On his farm in Coín, Antonio Lozano grows up to 17 different varieties of lettuce. "Vegetables are like fashion. I am constantly looking at magazines and gastronomic articles, I go to agricultural fairs and, above all, I listen to the people who come to buy from me. In general, customers who buy for their families prefer the small hearts, which are very easy to prepare, or 'butter' type lettuces, which are more tender and sweet, I guess because children like them better .

"Besides sowing, fertilising and fighting pests, you have to be up-to-date and create recipes, give people some ideas. For example, not many people know that if you add a few leaves of lettuce to a vegetable purée at the last moment, you get a creaminess and a softness that you don't even get with potato.
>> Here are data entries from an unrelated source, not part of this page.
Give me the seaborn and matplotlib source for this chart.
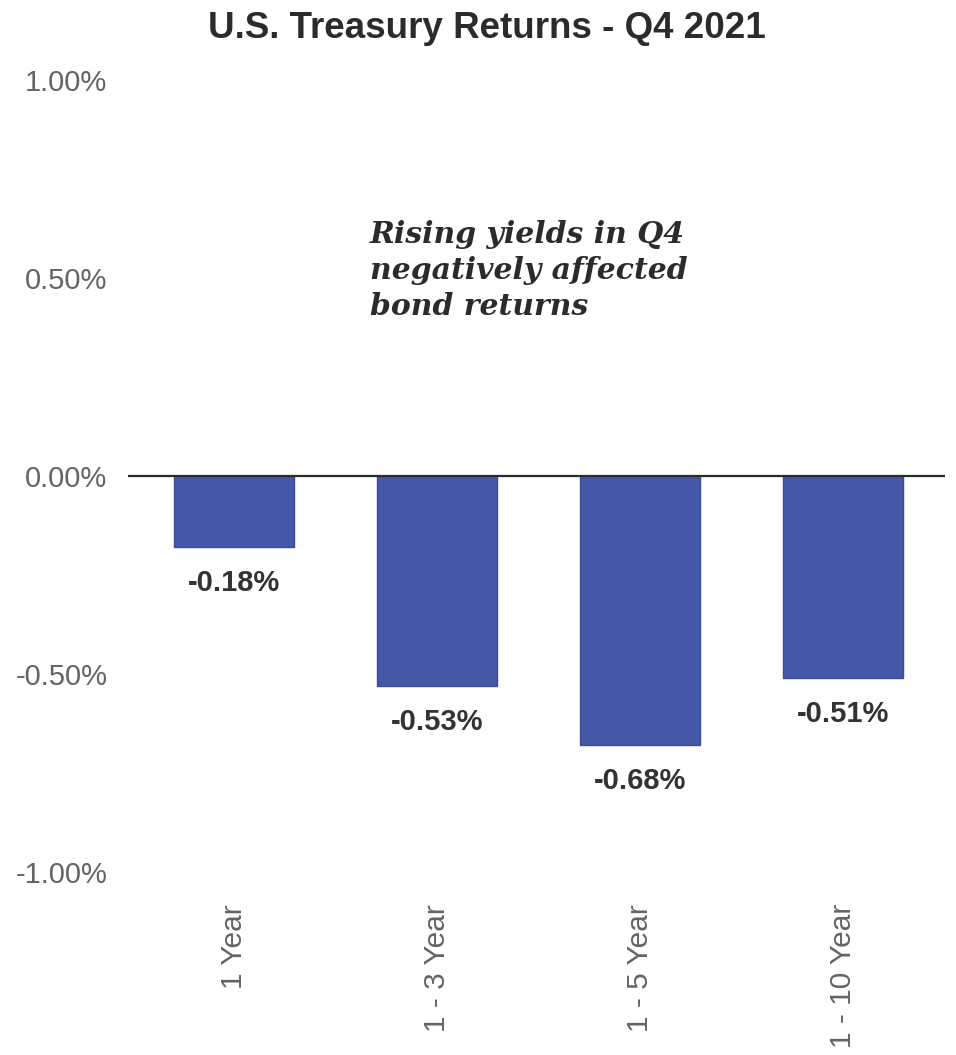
import matplotlib
matplotlib.use("Agg")
import matplotlib.pyplot as plt
import seaborn as sns
import pandas as pd

# ── Data ──────────────────────────────────────────────────────
categories = ["1 Year", "1 - 3 Year", "1 - 5 Year", "1 - 10 Year"]
returns    = [-0.18, -0.53, -0.68, -0.51]
yticks     = [1.0, 0.5, 0.0, -0.5, -1.0]

TITLE = "U.S. Treasury Returns - Q4 2021"
NOTE  = "Rising yields in Q4\nnegatively affected\nbond returns"

BAR_COLOR = "#4558a8"

df = pd.DataFrame({"category": categories, "ret": returns})

# ── Plot ──────────────────────────────────────────────────────
sns.set_style("white")
plt.rcParams["font.family"] = ["Liberation Sans", "DejaVu Sans"]

fig = plt.figure(figsize=(9.56, 10.55), dpi=100)
ax = fig.add_axes([0.134, 0.1735, 0.854, 0.7505])

sns.barplot(data=df, x="category", y="ret", color=BAR_COLOR,
            width=0.59, edgecolor="#3a4c98", linewidth=1, saturation=1, ax=ax)

ax.axhline(0, color="#2b2b2b", lw=1.6, zorder=3)

ax.set_xlim(-0.52, 3.5)
ax.set_ylim(-1.0, 1.0)
ax.set_yticks(yticks)
ax.set_yticklabels([f"{v:.2f}%" for v in yticks])
ax.tick_params(axis="y", length=0, pad=15, labelsize=21, labelcolor="#646464")
ax.tick_params(axis="x", length=0, pad=23, labelsize=21.5, labelcolor="#646464")
plt.setp(ax.get_xticklabels(), rotation=90, va="top", ha="center")
ax.set_xlabel("")
ax.set_ylabel("")
sns.despine(ax=ax, left=True, bottom=True)

# value labels under each bar
for i, v in enumerate(returns):
    ax.annotate(f"{v:.2f}%", xy=(i, v), xytext=(0, -26),
                textcoords="offset points", ha="center", va="center",
                fontsize=21, fontweight="bold", color="#333333")

ax.text(0.67, 0.648, NOTE, ha="left", va="top", fontsize=21.5,
        family="DejaVu Serif", style="italic", fontweight="bold",
        color="#2b2b2b", linespacing=1.32)

fig.suptitle(TITLE, x=0.509, y=0.973, va="center",
             fontsize=26.5, fontweight="bold", color="#2b2b2b")

fig.savefig("out.png", dpi=100)
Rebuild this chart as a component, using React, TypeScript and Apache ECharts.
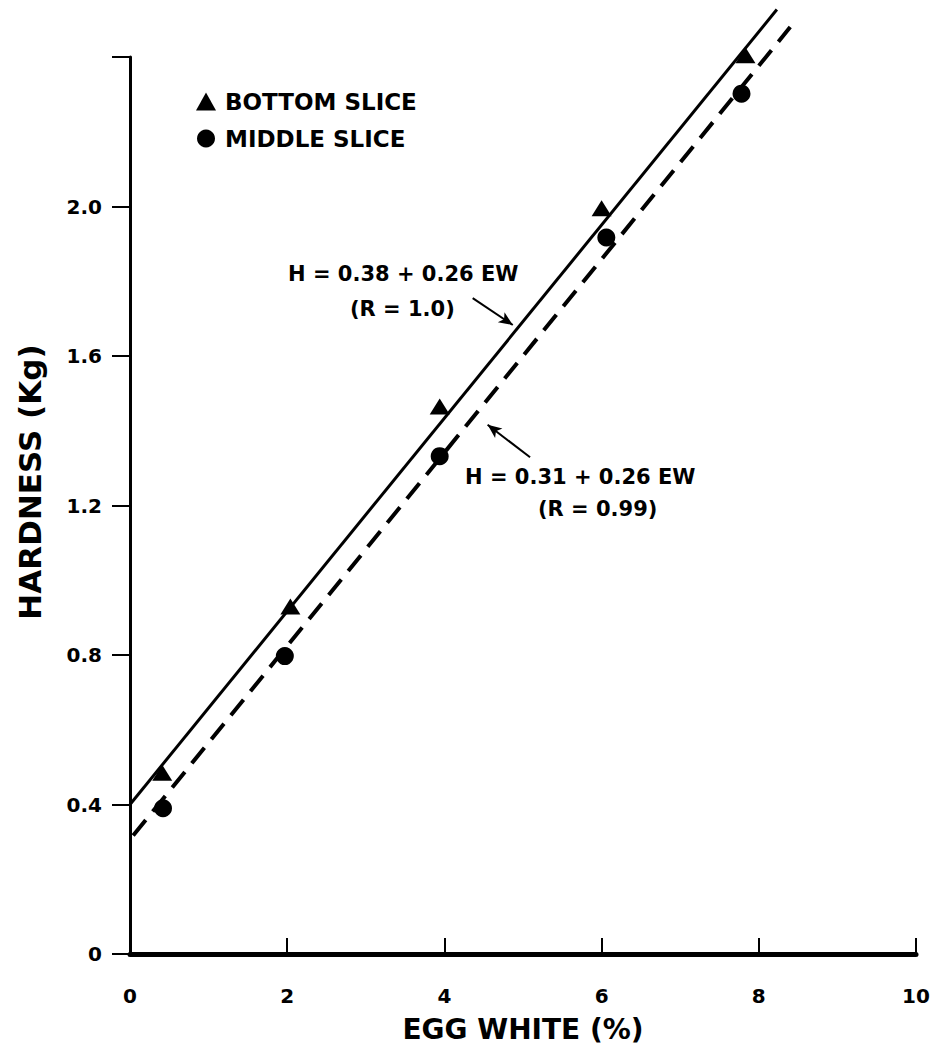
import React, { useEffect, useRef } from "react";
import * as echarts from "echarts";

const bottomSlice: [number, number][] = [
  [0.41, 0.485],
  [2.04, 0.93],
  [3.94, 1.465],
  [6.0, 1.995],
  [7.83, 2.405],
];
const middleSlice: [number, number][] = [
  [0.42, 0.39],
  [1.97, 0.797],
  [3.94, 1.332],
  [6.06, 1.917],
  [7.78, 2.302],
];
const bottomFit: [number, number][] = [
  [0, 0.4],
  [8.23, 2.527],
];
const middleFit: [number, number][] = [
  [0.04, 0.317],
  [8.4, 2.48],
];
const arrowBottom: [number, number][] = [
  [4.36, 1.755],
  [4.87, 1.683],
];
const arrowMiddle: [number, number][] = [
  [5.09, 1.329],
  [4.55, 1.416],
];
const seriesNames = ["BOTTOM SLICE", "MIDDLE SLICE"];
const eqBottom = ["H = 0.38 + 0.26 EW", "(R = 1.0)"];
const eqMiddle = ["H = 0.31 + 0.26 EW", "(R = 0.99)"];
const xTitle = "EGG WHITE (%)";
const yTitle = "HARDNESS (Kg)";

const FONT = "'DejaVu Sans', Verdana, sans-serif";

export default function App() {
  const ref = useRef<HTMLDivElement>(null);
  useEffect(() => {
    if (!ref.current) return;
    const chart = echarts.init(ref.current, null, { renderer: "svg" });
    const txt = { fontFamily: FONT, fontWeight: "bold" as const, color: "#000" };
    chart.setOption({
      animation: false,
      backgroundColor: "#fff",
      grid: { left: 130, right: 17, top: 57, bottom: 88 },
      legend: {
        data: seriesNames,
        orient: "vertical",
        left: 191,
        top: 85,
        itemWidth: 20,
        itemHeight: 18,
        itemGap: 14,
        textStyle: { ...txt, fontSize: 23, lineHeight: 20, padding: [0, 0, 0, 4] },
      },
      xAxis: {
        type: "value",
        min: 0,
        max: 10,
        interval: 2,
        name: xTitle,
        nameLocation: "middle",
        nameGap: 61,
        nameTextStyle: { ...txt, fontSize: 28 },
        axisLine: { lineStyle: { color: "#000", width: 5 } },
        axisTick: { inside: true, length: 16, lineStyle: { color: "#000", width: 2 } },
        axisLabel: { ...txt, fontSize: 20, margin: 32 },
        splitLine: { show: false },
      },
      yAxis: {
        type: "value",
        min: 0,
        max: 2.4,
        interval: 0.4,
        axisLine: { show: true, lineStyle: { color: "#000", width: 3 } },
        axisTick: { show: true, inside: false, length: 18, lineStyle: { color: "#000", width: 2 } },
        axisLabel: {
          ...txt,
          fontSize: 20,
          margin: 28,
          formatter: (v: number) => (v > 2.3 ? "" : v === 0 ? "0" : v.toFixed(1)),
        },
        splitLine: { show: false },
      },
      series: [
        {
          name: "fitBottom",
          type: "line",
          data: bottomFit,
          showSymbol: false,
          symbol: "none",
          clip: false,
          lineStyle: { color: "#000", width: 3 },
          z: 2,
          markLine: {
            silent: true,
            symbol: ["none", "arrow"],
            symbolSize: [9, 14],
            label: { show: false },
            lineStyle: { color: "#000", width: 2, type: "solid" },
            data: [
              [{ coord: arrowBottom[0] }, { coord: arrowBottom[1] }],
              [{ coord: arrowMiddle[0] }, { coord: arrowMiddle[1] }],
            ],
          },
        },
        {
          name: "fitMiddle",
          type: "line",
          data: middleFit,
          showSymbol: false,
          symbol: "none",
          clip: false,
          lineStyle: { color: "#000", width: 4, type: [20, 11] },
          z: 2,
        },
        {
          name: seriesNames[0],
          type: "scatter",
          data: bottomSlice,
          symbol: "triangle",
          symbolSize: [20, 16],
          itemStyle: { color: "#000", opacity: 1 },
          clip: false,
          z: 3,
        },
        {
          name: seriesNames[1],
          type: "scatter",
          data: middleSlice,
          symbol: "circle",
          symbolSize: 18,
          itemStyle: { color: "#000", opacity: 1 },
          clip: false,
          z: 3,
        },
      ],
      graphic: [
        {
          type: "text",
          x: 30,
          y: 482,
          rotation: Math.PI / 2,
          style: {
            text: yTitle,
            x: 0,
            y: 0,
            align: "center",
            verticalAlign: "middle",
            font: `bold 31px ${FONT}`,
            fill: "#000",
          },
        },
        { type: "text", left: 288, top: 263, style: { text: eqBottom[0], font: `bold 21px ${FONT}`, fill: "#000" } },
        { type: "text", left: 350, top: 298, style: { text: eqBottom[1], font: `bold 21px ${FONT}`, fill: "#000" } },
        { type: "text", left: 465, top: 466, style: { text: eqMiddle[0], font: `bold 21px ${FONT}`, fill: "#000" } },
        { type: "text", left: 538, top: 498, style: { text: eqMiddle[1], font: `bold 21px ${FONT}`, fill: "#000" } },
      ],
    });
    return () => chart.dispose();
  }, []);
  return (
    <div
      ref={ref}
      style={{ position: "absolute", left: 0, top: 0, width: 933, height: 1048 }}
    />
  );
}
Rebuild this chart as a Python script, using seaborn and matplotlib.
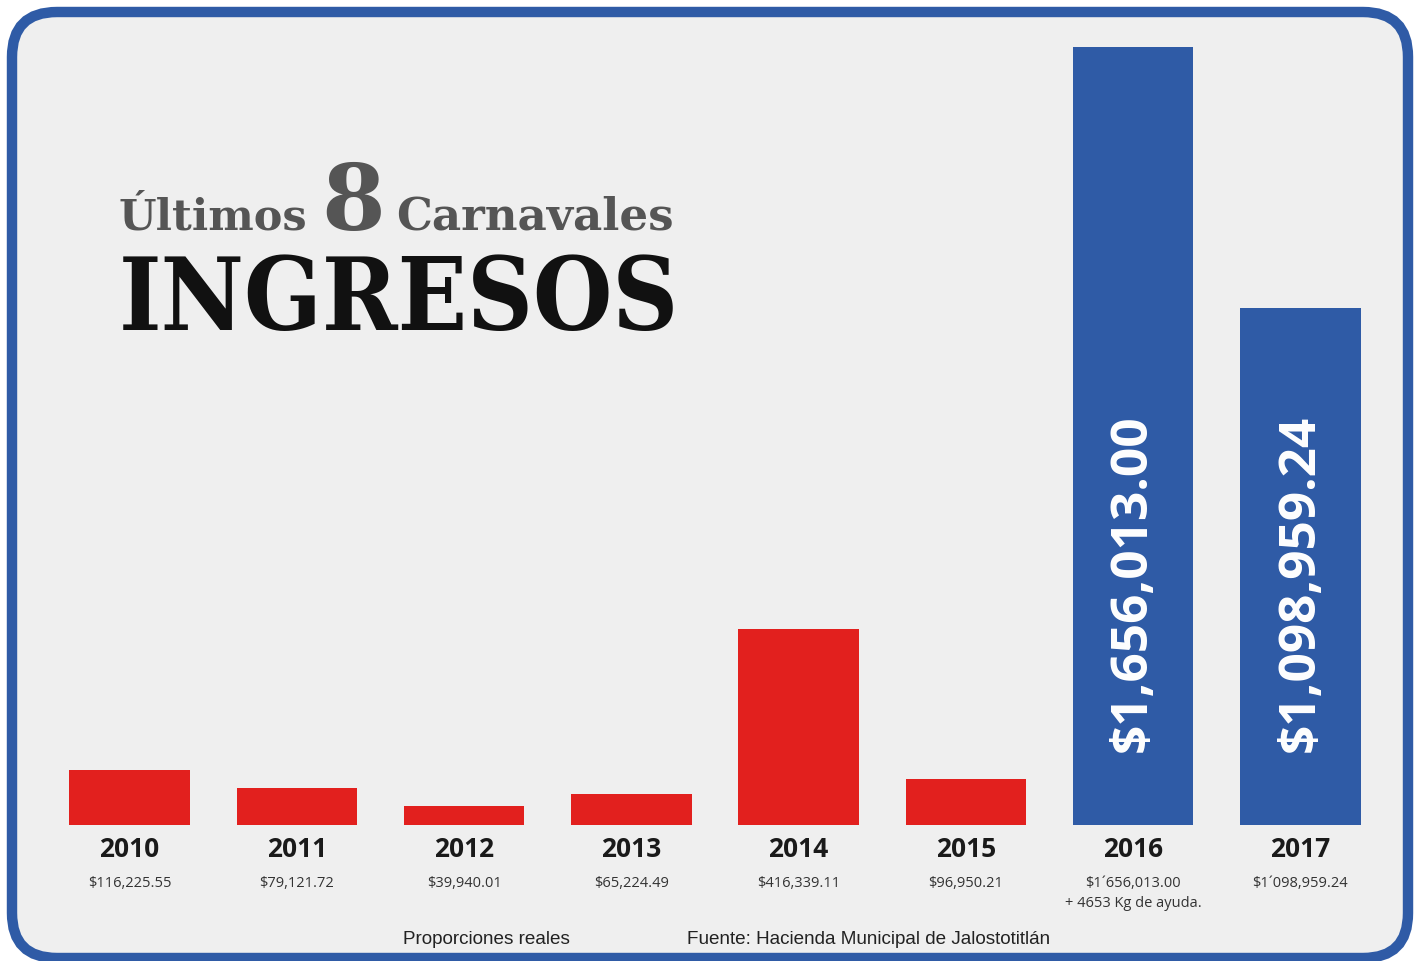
import numpy as np
import pandas as pd
import matplotlib
matplotlib.use('Agg')
import matplotlib.pyplot as plt
from matplotlib.patches import FancyBboxPatch
from matplotlib.transforms import IdentityTransform
import seaborn as sns

# ── data ──────────────────────────────────────
years = ['2010', '2011', '2012', '2013', '2014', '2015', '2016', '2017']
ingresos = [116225.55, 79121.72, 39940.01, 65224.49,
            416339.11, 96950.21, 1656013.00, 1098959.24]
value_labels = ['$116,225.55', '$79,121.72', '$39,940.01', '$65,224.49',
                '$416,339.11', '$96,950.21', '$1\u00b4656,013.00',
                '$1\u00b4098,959.24']
extra_note = {'2016': '+ 4653 Kg de ayuda.'}
big_labels = {'2016': '$1,656,013.00', '2017': '$1,098,959.24'}
bar_colors = ['#e2201e'] * 6 + ['#2f5ba6'] * 2

RED = '#e2201e'
BLUE = '#2f5ba6'
BG = '#efefef'

df = pd.DataFrame({'year': years, 'ingreso': ingresos})

sns.set_theme(style='white')
plt.rcParams['font.family'] = ['Open Sans', 'DejaVu Sans']

W, H = 1421, 962
fig = plt.figure(figsize=(W / 100, H / 100), dpi=100)
fig.patch.set_facecolor('white')

# rounded frame (behind the axes)
frame = FancyBboxPatch((12, 3), 1396, 946,
                       boxstyle='round,pad=0,rounding_size=45',
                       transform=IdentityTransform(),
                       facecolor=BG, edgecolor=BLUE, linewidth=7.5,
                       zorder=-5)
fig.patches.append(frame)

# ── axes ──────────────────────────────────────
ax_left, ax_right = 46, 1384
base_y, top_y = 826, 27
ax = fig.add_axes([ax_left / W, (H - base_y) / H,
                   (ax_right - ax_left) / W, (base_y - top_y) / H])
ax.set_facecolor('none')
ax.set_zorder(2)

sns.barplot(data=df, x='year', y='ingreso', hue='year',
            palette=bar_colors, legend=False, width=0.72,
            saturation=1, linewidth=0, ax=ax)
ax.set_xlim(-0.5, 7.5)
ax.set_ylim(0, 1.7e6)
sns.despine(ax=ax, left=True, bottom=True)
ax.set_xticks([])
ax.set_yticks([])
ax.set_xlabel('')
ax.set_ylabel('')

px = 0.72  # points per pixel
for i, (yr, lab) in enumerate(zip(years, value_labels)):
    ax.annotate(yr, xy=(i, 0), xytext=(0, -24 * px),
                textcoords='offset points', ha='center', va='center',
                fontsize=19, fontweight='bold', color='#1a1a1a',
                annotation_clip=False)
    ax.annotate(lab, xy=(i, 0), xytext=(0, -58 * px),
                textcoords='offset points', ha='center', va='center',
                fontsize=10.5, color='#333333', annotation_clip=False)
    if yr in extra_note:
        ax.annotate(extra_note[yr], xy=(i, 0), xytext=(0, -78 * px),
                    textcoords='offset points', ha='center', va='center',
                    fontsize=10.5, color='#333333', annotation_clip=False)
    if yr in big_labels:
        ax.annotate(big_labels[yr], xy=(i, 0), xytext=(0, 74 * px),
                    textcoords='offset points', ha='left', va='center',
                    rotation=90, rotation_mode='anchor',
                    fontsize=37, fontweight='bold', color='white')

# ── title ─────────────────────────────────────
serif = ['DejaVu Serif']
fig.text(118 / W, 1 - 230 / H, '\u00daltimos', fontsize=31,
         fontweight='bold', family=serif, color='#555555', va='baseline')
fig.text(321 / W, 1 - 230 / H, '8', fontsize=66,
         fontweight='bold', family=serif, color='#555555', va='baseline')
fig.text(396 / W, 1 - 230 / H, 'Carnavales', fontsize=32.5,
         fontweight='bold', family=serif, color='#555555', va='baseline')
fig.text(119 / W, 1 - 330 / H, 'INGRESOS', fontsize=73,
         fontweight='bold', family=serif, color='#111111', va='baseline',
         fontstretch='condensed')

# ── footer ────────────────────────────────────
fig.text(403 / W, 1 - 940 / H, 'Proporciones reales', fontsize=13.6,
         family=['Liberation Sans'], color='#222222', va='center')
fig.text(687 / W, 1 - 940 / H,
         'Fuente: Hacienda Municipal de Jalostotitl\u00e1n', fontsize=13.6,
         family=['Liberation Sans'], color='#222222', va='center')

fig.savefig('out.png', dpi=100, facecolor='white')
And it is also important to vary the seasonings. In winter, I like to prepare salads with hot vinaigrettes. For example, to the typical fried garlic dressing, I like to add sliced almonds".

Lettuce was first cultivated in the Mediterranean region around 5,000 years ago, and there is hardly any civilisation that hasn't eaten it. It has been eaten raw or cooked, preserved in brine (common in the Roman ages), and even cooked, covered with lard and tinned at the beginning of the twentieth century.

Now it is not just used for salads but also to make 'wraps' or for layers in salad lasagne, as well as being added to soups and stews.